As we weren’t actually arrested at the American Airlines terminal, I told him it was a first offense.
“It won’t be the last, I’m sure,” he said.
I cleared my throat. “Excuse me, sir, but I think it will be.”
“Will be what?”
“I think it will be the last time I’m arrested.”
“I find that hard to believe.” He leaned over, scratching one of his dogs behind the ears. “Can’t change breeding isn’t that right, Avarice?”
The dog purred.
Breeding? Now I was getting mad. “My breeding is fine,” I told him. The Schwa, who’s still mostly petrified, hits me to shut me up, but I don’t. “If you ask me, it’s your breeding that’s all screwed up.”
Crawley raised his eyebrows and gripped his poker. “Is that so.”
“It must take some pretty bad genes to turn someone into a miserable old man who’d send a couple of kids to jail just for trying to get a plastic dog bowl.”
He scowled at me for a long time. The sound of sirens peaked, then stopped right outside. Then he said, “Genes aren’t everything. You failed to take environment into account.”
“Well, so did you.”
There came an urgent knocking at the door, and all the dogs went running toward it, barking. “Mr. Crawley,” said a muffled voice through the door, over the chorus of barks. “Mr. Crawley, are you all right?”

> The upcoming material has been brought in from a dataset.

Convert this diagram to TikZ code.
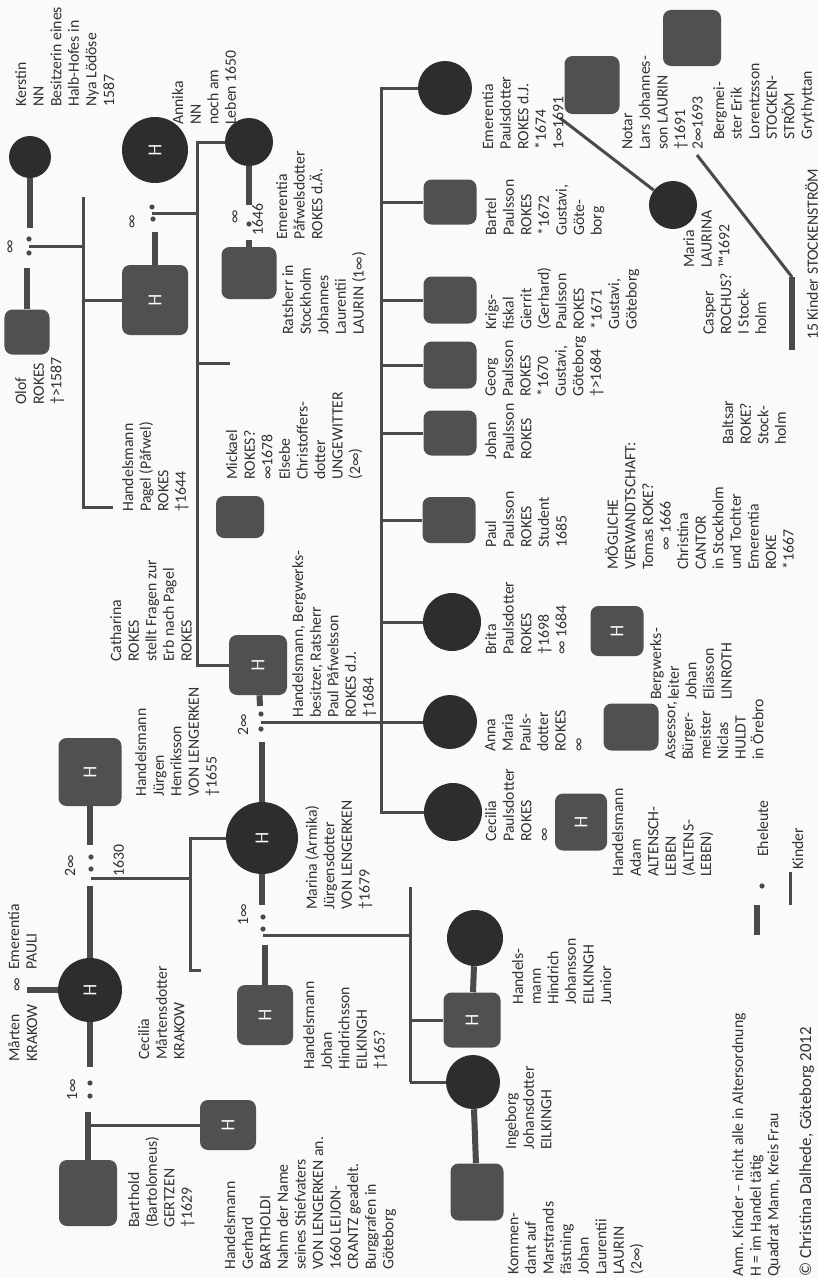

The old man gave the Schwa and me a twisted grin. “Destiny calls.” He rolled off toward the door, calling back to us, “Either of you try to escape and I’ll have you shot.”
I didn’t really believe that, but I also didn’t want to take any chances.
“This is bad. Antsy,” the Schwa said. “Real bad.”
“Tell me something I don’t know.”
Crawley rolled back in about a minute. Amazingly, no police officers were with him. “I told them it was a false alarm.”
The sigh of relief rolled off the Schwa and me like a wave. “Thank you, Mr. Crawley.”
He ignored us. “The police will only give you a slap on the wrist, and since you’re not crying hysterically in terror right now, I assume your parents will not beat you. Therefore I will administer your punishment personally. You will return here tomorrow by the front door, at three o’clock sharp, and begin working off your transgression. If you fail to come, I will find out what your parents do for a living, and I will have them fired.”
“You can’t do that!”
“I’ve found I can do anything I please.”
I thought it was just an idle threat, but then I remembered the great egg shortage. A man like Crawley had more money than God in a good economy, as my father would say, and probably had friends in both high and low places. If he said he’d have my father fired, I figured I should believe it.
“What will you pay us?” I asked.
“Nothing.”
“That’s slavery!”
“No,” said Crawley, with a grin so wide it stretched his wrinkles straight. “That’s community service.”